Across Trinidad and Tobago, the tension between job creation and fiscal sustainability is emerging as one of the defining economic policy dilemmas of the moment. While stable employment remains a national priority, recent developments in Tobago and Port-of-Spain signal that the current trajectory of public sector hiring and wage commitments is placing increasing strain on the State’s capacity to balance immediate needs with long-term development.
Chief Secretary Farley Augustine’s indication that the Tobago House of Assembly (THA) may eventually impose a hiring freeze reflects more than a routine adjustment. It signals a deeper structural reckoning with how employment is generated and sustained. Finance Secretary Petal-Ann Roberts’ request for $4.12 billion—of which $3.03 billion, or over 73 per cent, is allocated to recurrent expenditure—underscores the scale of the challenge. The hiring of 3,146 workers between 2022 and 2026 has pushed a wage bill that reportedly accounts for more than 60 per cent of the island’s workforce.
Public employment has long served as a stabiliser in Tobago’s small, structurally constrained economy. Yet its continued expansion risks limiting the very development capacity required to create sustainable jobs. A high wage bill constrains fiscal space, crowding out investment in tourism, agriculture, manufacturing and infrastructure—the sectors identified as essential for diversification and future employment growth.
In this context, the prospect of a hiring freeze suggests the existing employment model may be nearing its limits.

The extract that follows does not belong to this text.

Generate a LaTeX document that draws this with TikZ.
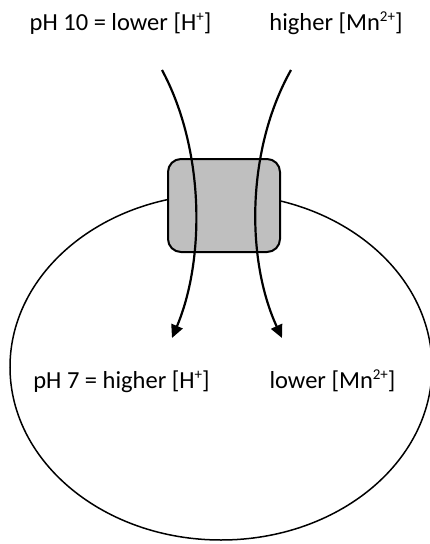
\documentclass[tikz,border=0pt]{standalone}
\usepackage{fontspec}
\setmainfont{Carlito}
\usetikzlibrary{arrows.meta,shapes.geometric}
\newcommand{\mysup}[1]{\raisebox{0.36em}{\fontsize{15}{15}\selectfont #1}}
\begin{document}
\begin{tikzpicture}[x=1pt,y=-1pt,
  lbl/.style={font=\fontsize{24.5}{29}\selectfont, inner sep=0pt, anchor=base},
  flow/.style={line width=2.2pt, -{Triangle[length=13pt,width=12pt]}}]
\useasboundingbox (0,0) rectangle (430,544);
\node[ellipse, draw, line width=1.5pt, minimum width=422pt, minimum height=346pt, inner sep=0pt] (cell) at (221,367) {};
\node[draw, line width=2pt, rounded corners=13pt, fill={rgb,255:red,191;green,191;blue,191}, minimum width=112pt, minimum height=93pt, inner sep=0pt] (pump) at (224,205.5) {};
\node[lbl] (t1) at (120.5,30) {pH 10 = lower [H\mysup{+}]};
\node[lbl] (t2) at (336,30) {higher [Mn\mysup{2+}]};
\node[lbl] (t3) at (121.5,388) {pH 7 = higher [H\mysup{+}]};
\node[lbl] (t4) at (332.5,388) {lower [Mn\mysup{2+}]};
\coordinate (a1) at (162,70);
\coordinate (b1) at (172,338);
\coordinate (a2) at (291,70);
\coordinate (b2) at (282,338);
\draw[flow] (a1) .. controls (205,150) and (205,260) .. (b1);
\draw[flow] (a2) .. controls (246,150) and (246,260) .. (b2);
\end{tikzpicture}
\end{document}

This reliance on public sector absorption of labour is not new. It has persisted across successive administrations. While political exchanges between the Tobago People’s Party and the People’s National Movement reflect differing interpretations of hiring and development decisions, both confront the same reality: the private sector remains insufficiently developed to absorb the island’s growing labour force at scale, leaving the State as the employer of first resort.
Addressing this imbalance requires more than fiscal restraint. There is a growing need for improved labour market alignment and economic diversification. Without accurate mapping of skills demand and sectoral growth potential, education and training systems risk producing graduates for whom local opportunities remain limited. At the same time, failure to adapt to technological change, including artificial intelligence, could further constrain employment pathways if productivity gains are not matched by new industry creation.

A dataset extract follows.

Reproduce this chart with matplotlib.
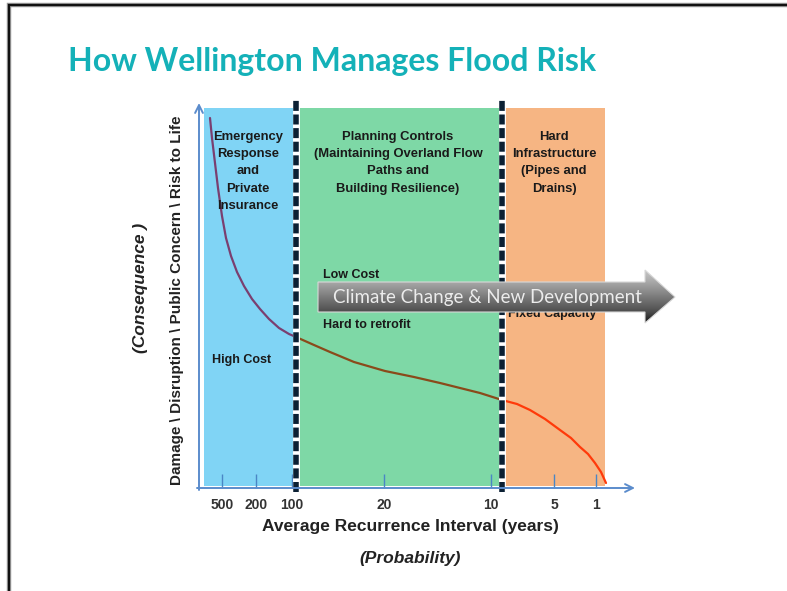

Similar pressures are evident in Port-of-Spain, where the city corporation’s reported difficulty in meeting payroll obligations raises concerns about the resilience of payroll systems and the adequacy of fiscal planning across the public sector.

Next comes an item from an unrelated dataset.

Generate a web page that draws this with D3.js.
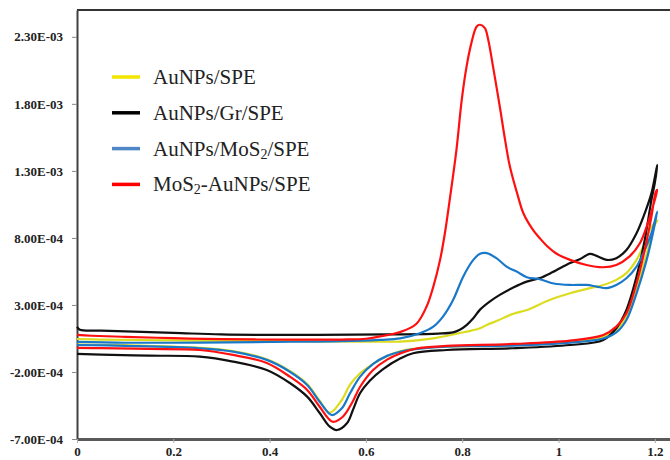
<!DOCTYPE html>
<html>
<head>
<meta charset="utf-8">
<script src="https://cdn.jsdelivr.net/npm/d3@7"></script>
<style>
  body { margin: 0; background: #fff; }
  svg { display: block; }
</style>
</head>
<body>
<svg id="chart" width="670" height="460"></svg>
<script>
// currents are given in units of 1e-4 A, potentials in V
const unit = 1e-4;

const seriesNames = ['AuNPs/SPE', 'AuNPs/Gr/SPE', 'AuNPs/MoS2/SPE', 'MoS2-AuNPs/SPE'];
const seriesColors = ['#dcdc1e', '#111111', '#1a78c9', '#ff1010'];
const legendColors = ['#f2e600', '#000000', '#4f86c6', '#ff0000'];

const xTicks = [0, 0.2, 0.4, 0.6, 0.8, 1, 1.2];
const yTicks = [-7e-4, -2e-4, 3e-4, 8e-4, 1.3e-3, 1.8e-3, 2.3e-3];

// forward (anodic) scans 0 -> 1.2 V
const yellowFwd = [[0,0.46],[0.05,0.42],[0.2,0.36],[0.3,0.33],[0.45,0.30],[0.6,0.27],[0.671,0.27],[0.74,0.51],[0.809,1.01],[0.837,1.26],[0.851,1.51],[0.875,1.85],[0.899,2.25],[0.94,2.7],[0.976,3.3],[1.024,3.87],[1.065,4.25],[1.093,4.49],[1.12,4.87],[1.141,5.37],[1.162,6.36],[1.179,7.6],[1.193,8.84],[1.205,9.3]];
const blackFwd = [[0,1.36],[0.006,1.15],[0.05,1.08],[0.2,0.92],[0.3,0.8],[0.5,0.76],[0.65,0.8],[0.75,0.86],[0.781,0.95],[0.795,1.15],[0.809,1.5],[0.823,2.0],[0.837,2.65],[0.857,3.25],[0.878,3.75],[0.906,4.3],[0.934,4.74],[0.961,5.0],[0.988,5.45],[1.024,6.13],[1.044,6.4],[1.065,6.81],[1.079,6.66],[1.1,6.36],[1.12,6.49],[1.141,7.1],[1.162,8.35],[1.179,9.84],[1.193,11.34],[1.205,13.45]];
const blueFwd = [[0,0.24],[0.1,0.18],[0.25,0.19],[0.4,0.24],[0.55,0.3],[0.629,0.4],[0.671,0.5],[0.712,0.89],[0.74,1.38],[0.76,2.13],[0.781,3.37],[0.802,5.11],[0.823,6.36],[0.837,6.81],[0.851,6.86],[0.871,6.49],[0.892,5.86],[0.913,5.49],[0.934,5.07],[0.961,4.92],[0.99,4.6],[1.024,4.49],[1.058,4.49],[1.079,4.37],[1.1,4.25],[1.12,4.49],[1.141,4.99],[1.162,5.86],[1.179,7.1],[1.193,8.35],[1.205,9.96]];
const redFwd = [[0,0.76],[0.03,0.7],[0.1,0.62],[0.2,0.52],[0.3,0.45],[0.45,0.41],[0.55,0.42],[0.6,0.48],[0.629,0.65],[0.671,0.98],[0.705,1.6],[0.726,2.88],[0.74,4.37],[0.754,6.36],[0.764,8.35],[0.774,10.84],[0.788,14.57],[0.799,18.3],[0.809,20.78],[0.819,22.53],[0.83,23.77],[0.837,23.9],[0.847,23.65],[0.854,22.78],[0.864,20.78],[0.878,17.8],[0.889,15.31],[0.899,13.32],[0.916,11.08],[0.927,9.84],[0.947,8.6],[0.961,7.98],[0.976,7.4],[0.997,6.8],[1.024,6.36],[1.058,5.98],[1.093,5.81],[1.12,5.98],[1.147,6.6],[1.169,7.6],[1.183,8.84],[1.196,10.34],[1.205,11.58]];

// reverse (cathodic) scans 1.2 -> 0 V
const yellowRev = [[1.205,9.3],[1.2,9.0],[1.183,6.8],[1.162,4.27],[1.141,2.2],[1.12,1.15],[1.093,0.62],[1.024,0.22],[0.905,0.0],[0.768,-0.1],[0.698,-0.28],[0.671,-0.45],[0.644,-0.8],[0.615,-1.4],[0.588,-2.1],[0.567,-2.95],[0.55,-4.09],[0.525,-5.04],[0.504,-4.15],[0.478,-2.9],[0.442,-1.92],[0.394,-1.05],[0.324,-0.45],[0.255,-0.2],[0.1,0.0],[0,0.05]];
const blackRev = [[1.205,13.45],[1.2,12.1],[1.193,10.84],[1.179,7.85],[1.162,5.11],[1.141,2.63],[1.12,1.26],[1.093,0.39],[1.024,0.01],[0.905,-0.23],[0.768,-0.36],[0.698,-0.6],[0.671,-1.0],[0.635,-1.8],[0.608,-2.65],[0.588,-3.57],[0.573,-4.84],[0.561,-5.81],[0.54,-6.33],[0.525,-6.08],[0.504,-5.06],[0.478,-3.84],[0.442,-2.82],[0.394,-1.85],[0.324,-1.23],[0.255,-0.86],[0.15,-0.78],[0.05,-0.7],[0,-0.65]];
const blueRev = [[1.205,9.96],[1.196,8.35],[1.183,6.36],[1.162,3.87],[1.141,1.88],[1.12,0.95],[1.093,0.5],[1.024,0.19],[0.905,-0.03],[0.768,-0.11],[0.698,-0.31],[0.671,-0.5],[0.644,-0.8],[0.615,-1.4],[0.588,-2.35],[0.567,-3.59],[0.55,-4.71],[0.529,-5.21],[0.504,-4.22],[0.478,-2.97],[0.442,-1.98],[0.394,-1.1],[0.324,-0.48],[0.255,-0.23],[0.1,-0.05],[0,0.01]];
const redRev = [[1.205,11.58],[1.202,11.45],[1.193,9.59],[1.179,7.1],[1.162,4.62],[1.141,2.38],[1.12,1.38],[1.093,0.76],[1.024,0.34],[0.905,0.09],[0.768,-0.06],[0.705,-0.25],[0.671,-0.62],[0.644,-1.08],[0.615,-1.85],[0.588,-3.1],[0.571,-4.31],[0.552,-5.34],[0.531,-5.71],[0.504,-4.59],[0.478,-3.34],[0.442,-2.35],[0.394,-1.33],[0.324,-0.73],[0.255,-0.36],[0.15,-0.28],[0.05,-0.22],[0,-0.21]];

const forward = [yellowFwd, blackFwd, blueFwd, redFwd];
const reverse = [yellowRev, blackRev, blueRev, redRev];

const svg = d3.select('#chart');
const serif = "'Liberation Serif', 'Times New Roman', serif";

const x = d3.scaleLinear().domain([0, 1.2315]).range([77, 670]);
const y = d3.scaleLinear().domain([-7e-4, 2.5e-3]).range([439, 10]);

// top border of the plot area
svg.append('line')
  .attr('x1', x(0)).attr('x2', x.range()[1])
  .attr('y1', y(2.5e-3)).attr('y2', y(2.5e-3))
  .attr('stroke', '#333').attr('stroke-width', 2);

// y axis
const yAxis = svg.append('g')
  .attr('transform', `translate(${x(0)},0)`)
  .call(d3.axisLeft(y).tickValues(yTicks).tickSize(5).tickSizeOuter(0).tickPadding(9)
    .tickFormat(d => {
      const [m, e] = d.toExponential(2).split('e');
      const n = Math.abs(+e);
      return m + 'E' + (+e < 0 ? '-' : '+') + (n < 10 ? '0' + n : n);
    }));
yAxis.select('.domain').attr('stroke', '#404040').attr('stroke-width', 2);
yAxis.selectAll('.tick line').attr('stroke', '#888');
yAxis.selectAll('.tick text')
  .attr('font-family', serif).attr('font-size', 13).attr('font-weight', 'bold').attr('fill', '#222');

// curves
const line = d3.line()
  .x(d => x(d[0]))
  .y(d => y(d[1] * unit))
  .curve(d3.curveCatmullRom.alpha(0.5));

svg.append('g').selectAll('path')
  .data(forward.map((f, i) => f.concat(reverse[i].slice(1))))
  .join('path')
  .attr('d', line)
  .attr('fill', 'none')
  .attr('stroke', (d, i) => seriesColors[i])
  .attr('stroke-width', 2.2)
  .attr('stroke-linejoin', 'round');

// x axis
const xAxis = svg.append('g')
  .attr('transform', `translate(0,${y(-7e-4)})`)
  .call(d3.axisBottom(x).tickValues(xTicks).tickSize(4).tickSizeOuter(0).tickPadding(4)
    .tickFormat(d => String(d)));
xAxis.select('.domain').attr('stroke', '#5a5a5a').attr('stroke-width', 3);
xAxis.selectAll('.tick line').attr('stroke', '#aaa');
xAxis.selectAll('.tick text')
  .attr('font-family', serif).attr('font-size', 13).attr('font-weight', 'bold').attr('fill', '#222');

// legend
const legend = svg.append('g').attr('transform', 'translate(112,77)');
const item = legend.selectAll('g')
  .data(seriesNames)
  .join('g')
  .attr('transform', (d, i) => `translate(0,${i * 35.8})`);
item.append('line')
  .attr('x1', 0).attr('x2', 28)
  .attr('stroke', (d, i) => legendColors[i])
  .attr('stroke-width', 3.5);
const label = item.append('text')
  .attr('x', 41).attr('y', 7)
  .attr('font-family', serif).attr('font-size', 21).attr('fill', '#222');
label.each(function(name) {
  const t = d3.select(this);
  const parts = name.split('2');
  parts.forEach((p, k) => {
    t.append('tspan').text(p).attr('dy', k > 0 ? -3 : null);
    if (k < parts.length - 1) {
      t.append('tspan').text('2').attr('font-size', 14).attr('dy', 3);
    }
  });
});
</script>
</body>
</html>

Taken together, these developments point to a national employment model under strain. Recurrent expenditure—particularly the wage bill—is increasingly constraining the State’s ability to invest in job-generating infrastructure and economic transformation. Yet employment is not merely a budgetary line item; it remains a cornerstone of social stability.
The task, therefore, is not to retreat from public employment but to rebalance it within a more sustainable job creation strategy. Without such recalibration, the State risks remaining the primary employer out of necessity rather than design—an outcome that is fiscally unsustainable and economically limiting.